Jovens querem ser os agentes de amanhã
Idealistas, bem preparados fisicamente, dispostos ao sacrifício para ter uma carreira admirada e que remunera bem. Esse é o perfil da maioria dos jovens que frequenta cursinhos preparatórios para concursos da Polícia Federal.
O DIÁRIO conversou com sete deles numa escola que funciona na região central de São Paulo. “Ser agente da Polícia Federal é um sonho para mim”, afirmou Cláudia Magalhães. “Meu pai era militar e sempre tive isso na cabeça, mas acabei me formando em administração porque a PF exige curso superior para ingressar”.
Outro aluno, George Fares reconheceu que a exposição na mídia dos agentes da PF contribuiu para sua escolha. “Quando vejo a imagem de um policial federal na Operação Lava Jato meus olhos brilham”, afirmou. “Me vejo naquela situação e tenho a certeza de que fiz a escolha certa”.
Para Julyana Aguillera, o salário estimula, mas não é preponderante. “Existem outras carreiras federais, como a de tribunais, que pagam mais e são mais fáceis de entrar”, contou. “Estamos aqui porque queremos ser da Polícia Federal”, disse a concurseira.
Segundo o Sindicato dos Servidores da Polícia Federal em São Paulo, um agente da PF tem salário inicial de R$ 7,9 mil, que pode chegar a R$ 11,9 no topo da carreira.
“É claro que é um bom salário num país como o nosso”, reconheceu Felipe Bergamini, outro pretendente. “Mas não basta isso. Temos o sonho de servir às pessoas”.

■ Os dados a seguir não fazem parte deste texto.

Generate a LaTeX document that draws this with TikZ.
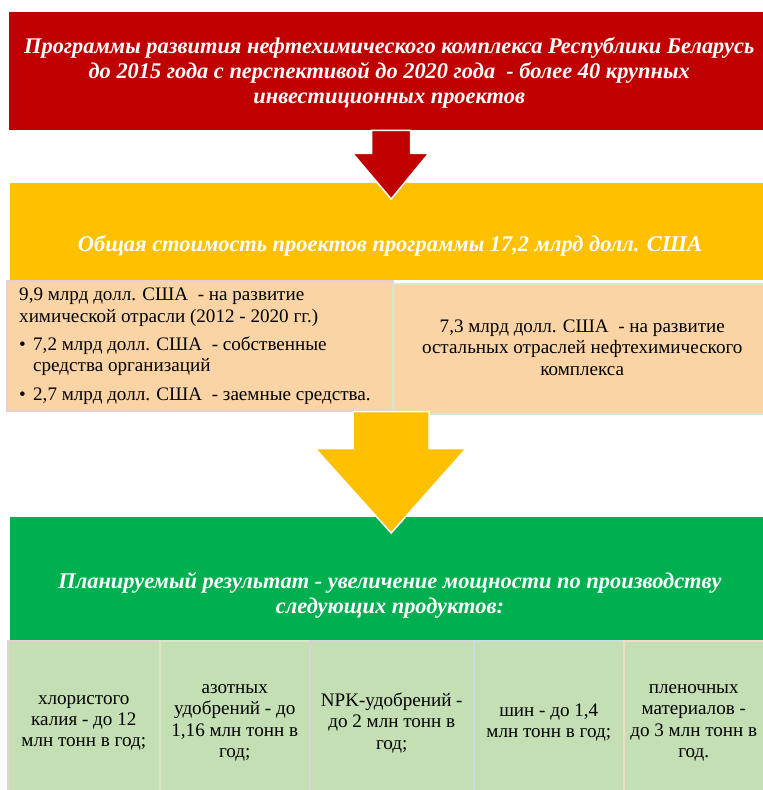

Dos entrevistados, apenas um vai prestar o concurso pela primeira vez: William Dentello. Os outros estão na segunda ou terceira tentativa.
Em 2014, quando houve o último concurso para a instituição, havia 98.101 inscritos para 600 vagas. Uma relação de 163 candidatos para cada ao cargo de agente. Até agora, não há confirmação de novas provas.